As Tom Jacobs reports at Pacific Standard:
Franses examined data on 221 famous painters of the 19th and 20th centuries, 189 of whom have died. He compared their total lifespans with the year they created what is today their most expensive work … On average, the painters produced their most highly valued work when they were 41.92 years old; they had lived just under 62% of their total lives.
The inimitable Malcolm Gladwell points out that a lot of our most treasured voices are most vocal later in their lives. Consider the poets: 42% of Robert Frost’s poems were written after the age of 50. For Wallace Stevens, it was 49%. For William Carlos Williams, it was 44%.
This extends into other fields: Oliver Sacks, the beloved psychologist, has pledged to be super creative into his 80s. The sculptor Louis Bourgeious said that “I am a long-distance runner. It takes me years and years and years to produce what I do”–and she did her best work in her 80s, according to economist David Galenson.
While we’re not going to complete this in a space of a blog post, Galenson’s book Old Masters and Young Geniuses: The Two Life Cycles of Artistic Creativity does help us to see why some artists are so creative so young while others bloom later in life:
There have been two very different types of artist in the modern era.
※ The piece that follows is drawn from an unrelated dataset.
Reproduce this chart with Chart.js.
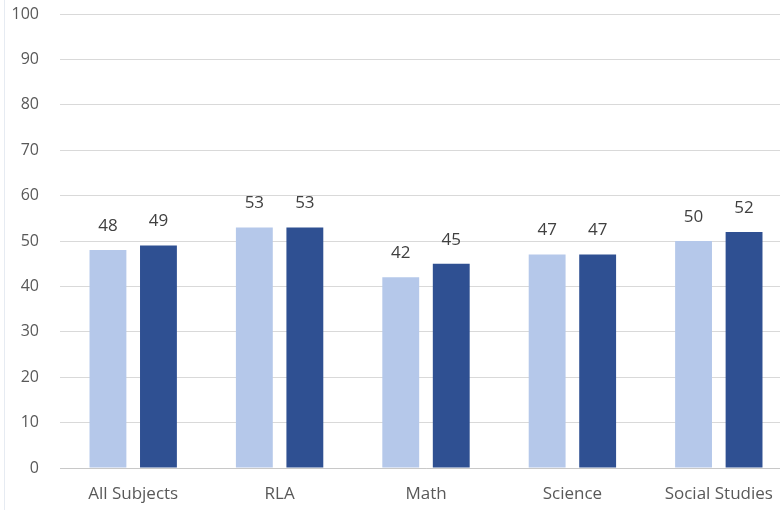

These two types are distinguished not by their importance, for both are prominently represented among the greatest artists of the era. They are distinguished instead by the methods by which they arrive at their major contributions… I call one of these methods aesthetically motivated experimentation, and the other conceptual execution.
The experimenter has imprecise goals. Cézanne is an example of an experimenter, he revisited the same subjects again and again, waiting for perfection to emerge.
Meanwhile, the conceptual artist knows exactly what she wants to communicate. Picasso is an example, he knew just what wanted to express, thoroughly prepared for his paintings, and upon realizing his ambition, moved onto other styles.
Experimenters build their skills over the course of their careers, while conceptual artists express an idea, and once expressed, drop it altogether.
Experimenter or conceptualist: which are you?